= Transfer of training =

Transfer of training is applying knowledge and skills acquired during training to a targeted job or role. This is a term commonly used within industrial and organizational psychology.

For example, after completing a safety course, transfer of training occurs when the employee uses learned safety behaviors in their work environment.

Theoretically, transfer of training is a specific application of the theory of transfer of learning that describes the positive, zero, or negative performance outcomes of a training program. The positive transfer of training-- the increase in job performance attributed to training-- has become the goal of many organizations. Characteristics of trainees, the work environment, and training strategies contribute to this goal of positive transfer. Ultimately, transfer of training provides organizations with a method to evaluate training's effectiveness and identify areas for training's improvement.

==Types==
There are three types of transfer of training:

1. Positive Transfer: Training increases performance in the targeted job or role. Positive transfer is the goal of most training programs.
2. Negative Transfer: Training decreases performance in the targeted job or role.
3. Zero Transfer: Training neither increases nor decreases performance in the targeted job or role.

== Model of transfer ==
Baldwin and Ford (1988) is the most commonly cited model of transfer, which defines the transfer of training as the generalization and maintenance of material learned in training to the work environment.

Within this model, the authors conceptualize transfer of training as a three-stage process. In the first stage, the inputs to training, including the training strategies, the work environment, and trainee characteristics are defined. Next, through the training process, these inputs generate training outputs in the form of learning and retention. Ultimately, transfer of training occurs in the final stage when learning and retention are generalized and maintained in the work environment. Using the training inputs defined in this model, psychological research has identified many factors that contribute to the positive transfer of training.
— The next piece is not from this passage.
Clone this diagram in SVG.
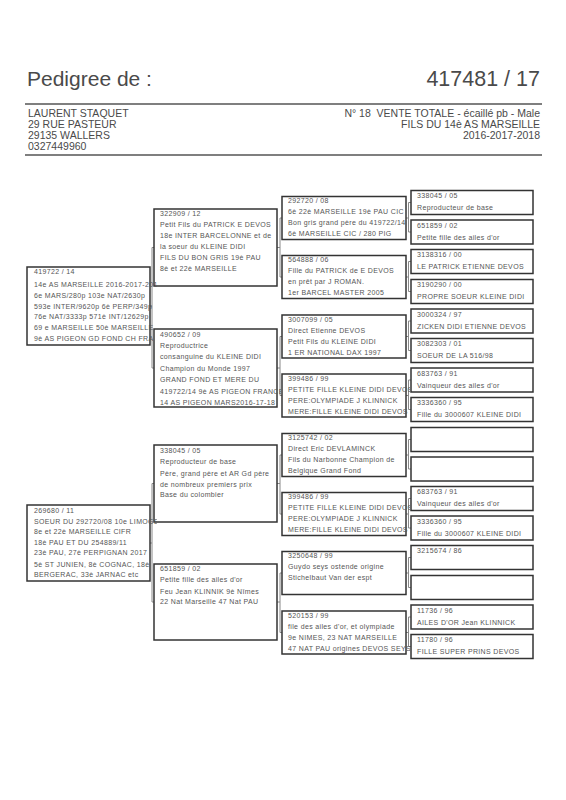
<svg xmlns="http://www.w3.org/2000/svg" width="566" height="800" viewBox="0 0 566 800">
<style>
.h{font-family:"Liberation Sans",Arial,sans-serif;fill:#4a4a4a}
.b{fill:#fff;stroke:#333;stroke-width:1.5}
.t{font-family:"Liberation Sans",Arial,sans-serif;font-size:7px;letter-spacing:0.35px;fill:#555}
.c{fill:none;stroke:#888;stroke-width:1}
.r{stroke:#555;stroke-width:1.5}
</style>
<defs>
<clipPath id="k1"><rect x="27" y="0" width="130" height="800"/></clipPath>
<clipPath id="k2"><rect x="154" y="0" width="127" height="800"/></clipPath>
<clipPath id="k3"><rect x="282" y="0" width="128" height="800"/></clipPath>
<clipPath id="k4"><rect x="410" y="0" width="127" height="800"/></clipPath>
</defs>
<rect width="566" height="800" fill="#fff"/>
<g id="header">
<text class="h" x="27" y="86" font-size="21">Pedigree de :</text>
<text class="h" x="540" y="86" font-size="21.5" text-anchor="end">417481 / 17</text>
<line class="r" x1="25" y1="104" x2="542" y2="104"/>
<text class="h" x="28" y="117" font-size="10.5">LAURENT STAQUET</text>
<text class="h" x="28" y="128" font-size="10.5">29 RUE PASTEUR</text>
<text class="h" x="28" y="139" font-size="10.5">29135 WALLERS</text>
<text class="h" x="28" y="150" font-size="10.5">0327449960</text>
<text class="h" x="540" y="117" font-size="10.5" text-anchor="end">N° 18&#160; VENTE TOTALE - écaillé pb - Male</text>
<text class="h" x="540" y="128" font-size="10.5" text-anchor="end">FILS DU 14è AS MARSEILLE</text>
<text class="h" x="540" y="139" font-size="10.5" text-anchor="end">2016-2017-2018</text>
<line class="r" x1="25" y1="155" x2="542" y2="155"/>
</g>
<g id="connectors" class="c">
<path d="M150,306H152M154,247.5H152V368H154"/>
<path d="M150,543H152M154,483.5H152V602H154"/>
<path d="M277,247.5H280M282,218H280V277H282"/>
<path d="M277,368H280M282,336.5H280V395.5H282"/>
<path d="M277,483.5H280M282,455H280V514H282"/>
<path d="M277,602H280M282,573H280V632.5H282"/>
<path d="M406,218H408.5M411,202.5H408.5V232H411"/>
<path d="M406,277H408.5M411,261.5H408.5V291.5H411"/>
<path d="M406,336.5H408.5M411,321H408.5V350.5H411"/>
<path d="M406,395.5H408.5M411,380H408.5V409.5H411"/>
<path d="M406,455H408.5M411,439.5H408.5V469H411"/>
<path d="M406,514H408.5M411,498.5H408.5V528H411"/>
<path d="M406,573H408.5M411,557.5H408.5V587.5H411"/>
<path d="M406,632.5H408.5M411,617H408.5V646.5H411"/>
</g>
<g id="n4-1"><rect class="b" x="411" y="190.5" width="122" height="24"/><g class="t" clip-path="url(#k4)"><text x="417" y="198">338045 / 05</text><text x="417" y="210">Reproducteur de base</text></g></g>
<g id="n4-2"><rect class="b" x="411" y="220" width="122" height="24"/><g class="t" clip-path="url(#k4)"><text x="417" y="227.5">651859 / 02</text><text x="417" y="239.5">Petite fille des ailes d'or</text></g></g>
<g id="n4-3"><rect class="b" x="411" y="249.5" width="122" height="24"/><g class="t" clip-path="url(#k4)"><text x="417" y="257">3138316 / 00</text><text x="417" y="269">LE PATRICK ETIENNE DEVOS</text></g></g>
<g id="n4-4"><rect class="b" x="411" y="279.5" width="122" height="24"/><g class="t" clip-path="url(#k4)"><text x="417" y="287">3190290 / 00</text><text x="417" y="299">PROPRE SOEUR KLEINE DIDI</text></g></g>
<g id="n4-5"><rect class="b" x="411" y="309" width="122" height="24"/><g class="t" clip-path="url(#k4)"><text x="417" y="316.5">3000324 / 97</text><text x="417" y="328.5">ZICKEN DIDI ETIENNE DEVOS</text></g></g>
<g id="n4-6"><rect class="b" x="411" y="338.5" width="122" height="24"/><g class="t" clip-path="url(#k4)"><text x="417" y="346">3082303 / 01</text><text x="417" y="358">SOEUR DE LA 516/98</text></g></g>
<g id="n4-7"><rect class="b" x="411" y="368" width="122" height="24"/><g class="t" clip-path="url(#k4)"><text x="417" y="375.5">683763 / 91</text><text x="417" y="387.5">Vainqueur des ailes d'or</text></g></g>
<g id="n4-8"><rect class="b" x="411" y="397.5" width="122" height="24"/><g class="t" clip-path="url(#k4)"><text x="417" y="405">3336360 / 95</text><text x="417" y="417">Fille du 3000607 KLEINE DIDI</text></g></g>
<g id="n4-9"><rect class="b" x="411" y="427.5" width="122" height="24"/></g>
<g id="n4-10"><rect class="b" x="411" y="457" width="122" height="24"/></g>
<g id="n4-11"><rect class="b" x="411" y="486.5" width="122" height="24"/><g class="t" clip-path="url(#k4)"><text x="417" y="494">683763 / 91</text><text x="417" y="506">Vainqueur des ailes d'or</text></g></g>
<g id="n4-12"><rect class="b" x="411" y="516" width="122" height="24"/><g class="t" clip-path="url(#k4)"><text x="417" y="523.5">3336360 / 95</text><text x="417" y="535.5">Fille du 3000607 KLEINE DIDI</text></g></g>
<g id="n4-13"><rect class="b" x="411" y="545.5" width="122" height="24"/><g class="t" clip-path="url(#k4)"><text x="417" y="553">3215674 / 86</text></g></g>
<g id="n4-14"><rect class="b" x="411" y="575.5" width="122" height="24"/></g>
<g id="n4-15"><rect class="b" x="411" y="605" width="122" height="24"/><g class="t" clip-path="url(#k4)"><text x="417" y="612.5">11736 / 96</text><text x="417" y="624.5">AILES D'OR Jean KLINNICK</text></g></g>
<g id="n4-16"><rect class="b" x="411" y="634.5" width="122" height="24"/><g class="t" clip-path="url(#k4)"><text x="417" y="642">11780 / 96</text><text x="417" y="654">FILLE SUPER PRINS DEVOS</text></g></g>
<g id="n3-1"><rect class="b" x="282" y="196.5" width="124" height="43"/><g class="t" clip-path="url(#k3)"><text x="288" y="203">292720 / 08</text><text x="288" y="214">6è 22è MARSEILLE 19è PAU CIC</text><text x="288" y="225">Bon gris grand père du 419722/14</text><text x="288" y="236">6è MARSEILLE CIC / 280 PIG</text></g></g>
<g id="n3-2"><rect class="b" x="282" y="255.5" width="124" height="43"/><g class="t" clip-path="url(#k3)"><text x="288" y="262">564888 / 06</text><text x="288" y="273">Fille du PATRICK de E DEVOS</text><text x="288" y="284">en prêt par J ROMAN.</text><text x="288" y="295">1er BARCEL MASTER 2005</text></g></g>
<g id="n3-3"><rect class="b" x="282" y="315" width="124" height="43"/><g class="t" clip-path="url(#k3)"><text x="288" y="321.5">3007099 / 05</text><text x="288" y="332.5">Direct Etienne DEVOS</text><text x="288" y="343.5">Petit Fils du KLEINE DIDI</text><text x="288" y="354.5">1 ER NATIONAL DAX 1997</text></g></g>
<g id="n3-4"><rect class="b" x="282" y="374" width="124" height="43"/><g class="t" clip-path="url(#k3)"><text x="288" y="380.5">399486 / 99</text><text x="288" y="391.5">PETITE FILLE KLEINE DIDI DEVOS</text><text x="288" y="402.5">PERE:OLYMPIADE J KLINNICK</text><text x="288" y="413.5">MERE:FILLE KLEINE DIDI DEVOS</text></g></g>
<g id="n3-5"><rect class="b" x="282" y="433.5" width="124" height="43"/><g class="t" clip-path="url(#k3)"><text x="288" y="440">3125742 / 02</text><text x="288" y="451">Direct Eric DEVLAMINCK</text><text x="288" y="462">Fils du Narbonne Champion de</text><text x="288" y="473">Belgique Grand Fond</text></g></g>
<g id="n3-6"><rect class="b" x="282" y="492.5" width="124" height="43"/><g class="t" clip-path="url(#k3)"><text x="288" y="499">399486 / 99</text><text x="288" y="510">PETITE FILLE KLEINE DIDI DEVOS</text><text x="288" y="521">PERE:OLYMPIADE J KLINNICK</text><text x="288" y="532">MERE:FILLE KLEINE DIDI DEVOS</text></g></g>
<g id="n3-7"><rect class="b" x="282" y="551.5" width="124" height="43"/><g class="t" clip-path="url(#k3)"><text x="288" y="558">3250648 / 99</text><text x="288" y="569">Guydo seys ostende origine</text><text x="288" y="580">Stichelbaut Van der espt</text></g></g>
<g id="n3-8"><rect class="b" x="282" y="611" width="124" height="43"/><g class="t" clip-path="url(#k3)"><text x="288" y="617.5">520153 / 99</text><text x="288" y="628.5">file des ailes d'or, et olympiade</text><text x="288" y="639.5">9e NIMES, 23 NAT MARSEILLE</text><text x="288" y="650.5">47 NAT PAU origines DEVOS SEYS</text></g></g>
<g id="n2-1"><rect class="b" x="154" y="209" width="123" height="77"/><g class="t" clip-path="url(#k2)"><text x="160" y="216">322909 / 12</text><text x="160" y="227">Petit Fils du PATRICK E DEVOS</text><text x="160" y="238">18e INTER BARCELONNE et de</text><text x="160" y="249">la soeur du KLEINE DIDI</text><text x="160" y="260">FILS DU BON GRIS 19è PAU</text><text x="160" y="271">8è et 22è MARSEILLE</text></g></g>
<g id="n2-2"><rect class="b" x="154" y="329" width="123" height="78"/><g class="t" clip-path="url(#k2)"><text x="160" y="336.5">490652 / 09</text><text x="160" y="348">Reproductrice</text><text x="160" y="359.4">consanguine du KLEINE DIDI</text><text x="160" y="370.8">Champion du Monde 1997</text><text x="160" y="382.2">GRAND FOND ET MERE DU</text><text x="160" y="393.6">419722/14 9è AS PIGEON FRANCE</text><text x="160" y="405">14 AS PIGEON MARS2016-17-18</text></g></g>
<g id="n2-3"><rect class="b" x="154" y="445" width="123" height="77"/><g class="t" clip-path="url(#k2)"><text x="160" y="452.5">338045 / 05</text><text x="160" y="464">Reproducteur de base</text><text x="160" y="475.5">Père, grand père et AR Gd père</text><text x="160" y="486.5">de nombreux premiers prix</text><text x="160" y="497">Base du colombier</text></g></g>
<g id="n2-4"><rect class="b" x="154" y="564" width="123" height="76"/><g class="t" clip-path="url(#k2)"><text x="160" y="571">651859 / 02</text><text x="160" y="582">Petite fille des ailes d'or</text><text x="160" y="593.5">Feu Jean KLINNIK 9è Nîmes</text><text x="160" y="604">22 Nat Marseille 47 Nat PAU</text></g></g>
<g id="n1-1"><rect class="b" x="27" y="267" width="123" height="78"/><g class="t" clip-path="url(#k1)"><text x="34" y="274">419722 / 14</text><text x="34" y="286.5">14e AS MARSEILLE 2016-2017-2018</text><text x="34" y="297.5">6e MARS/280p 103e NAT/2630p</text><text x="34" y="308.5">593e INTER/9620p 6è PERP/349p</text><text x="34" y="319">76e NAT/3333p 571è INT/12629p</text><text x="34" y="329.5">69 e MARSEILLE 50è MARSEILLE</text><text x="34" y="340.5">9è AS PIGEON GD FOND CH FRA</text></g></g>
<g id="n1-2"><rect class="b" x="27" y="505" width="123" height="76"/><g class="t" clip-path="url(#k1)"><text x="34" y="512.5">269680 / 11</text><text x="34" y="524">SOEUR DU 292720/08 10e LIMOGES</text><text x="34" y="534">8e et 22è MARSEILLE CIFR</text><text x="34" y="544.5">18è PAU ET DU 254889/11</text><text x="34" y="555">23è PAU, 27è PERPIGNAN 2017</text><text x="34" y="566.5">5è ST JUNIEN, 8è COGNAC, 18è</text><text x="34" y="577">BERGERAC, 33è JARNAC etc</text></g></g>
</svg>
== Influences on positive transfer ==
Within the current literature, there is a lack of consensus over what factors contribute to the positive transfer of training. However, across psychological research, the following factors have consistently impacted positive transfer.

=== Trainee characteristics ===
1. Cognitive Ability: Higher cognitive ability typically leads to higher levels of retention and generalization of learned material.
2. Self-efficacy: Higher self-efficacy contributes to positive transfer through its influence on confidence and persistence.
3. Motivation: Individuals with a higher motivation to learn tend to experience higher levels of positive transfer of training.
4. Personality: Higher measures of conscientiousness increase the likelihood of positive transfer.
5. Perceptions of Utility: Beliefs in the value and usefulness of training increase the likelihood of positive transfer.

=== Work environment ===
1. Transfer climate: By definition, a positive transfer climate is a work environment that contains cues and feedback mechanisms that remind employees of learned material. Positive transfer climates tend to facilitate higher levels of positive transfer.
2. Support: Support from supervisors and peers leads to higher levels of positive transfer.
3. Opportunity to Perform: Work environments that provide opportunities to use learned material promote higher positive transfer of training.
4. Check-Ins: Regular reviews of training material solidify knowledge and contribute to positive transfer.
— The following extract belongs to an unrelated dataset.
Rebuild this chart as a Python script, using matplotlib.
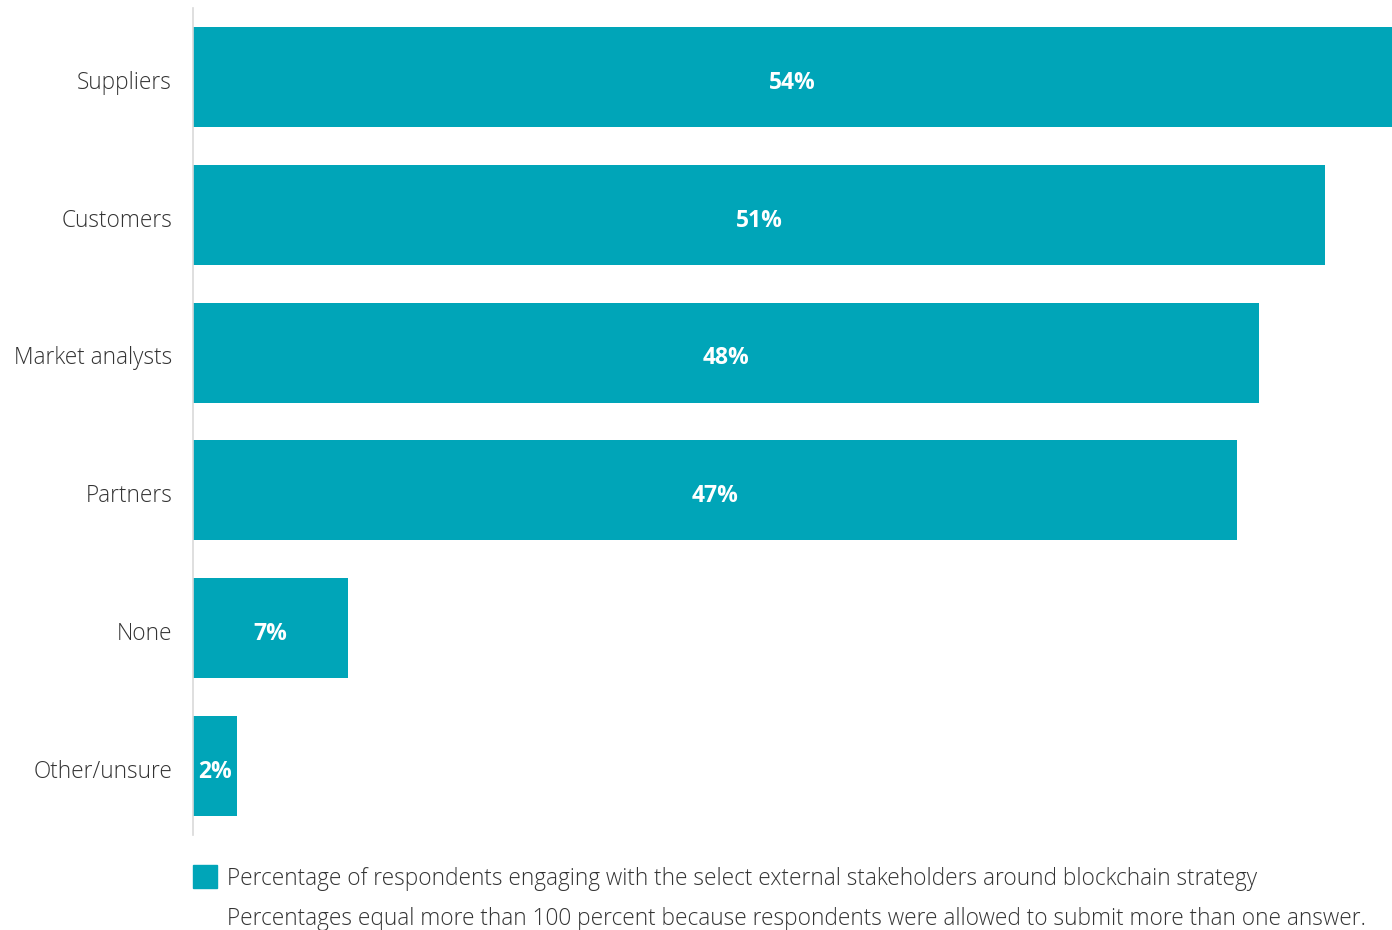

=== Training strategies ===
1. Similarity: Also referred to as identical elements theory, a high degree of similarity between the training environment and work environment increases the positive transfer of training.
2. Active Learning: Hands-on practice of material contributes to positive transfer, especially when it incorporates a variety of different contexts.
3. Behavioral Modeling: A training technique inspired by Albert Bandura's theory of social learning, which involves explanations, demonstrations, and active learning, feedback, and reinforcement . Behavioral modeling is associated with increased positive transfer, especially when both incorrect and correct behavioral examples are provided during training.
4. Error-based examples: Training that focuses on how to deal with problems and learn from errors facilitates higher positive transfer.
5. Collaboration: Collaboration between trainees, trainers, and supervisors during training increases positive transfer.
6. Multiple Strategies: The use of variety of teaching and learning strategies facilitates positive transfer.
7. Goals: Setting goals and expectations for training increases positive transfer.
8. Assessments: Intermittent assessments of participant's knowledge of learned material increases positive transfer.

== Assessment ==
Positive transfer is the goal of many organizational training programs. Therefore, transfer of training plays a vital role in evaluating a training program's effectiveness. Common training evaluation methods, such as Kirkpatrick's Taxonomy and the Augmented Framework of Alliger et al., utilize transfer as an essential criterion to evaluate training. Due to its behavioral outcomes, transfer of training allows organizations to quantify the impact of training and measure differences in performance.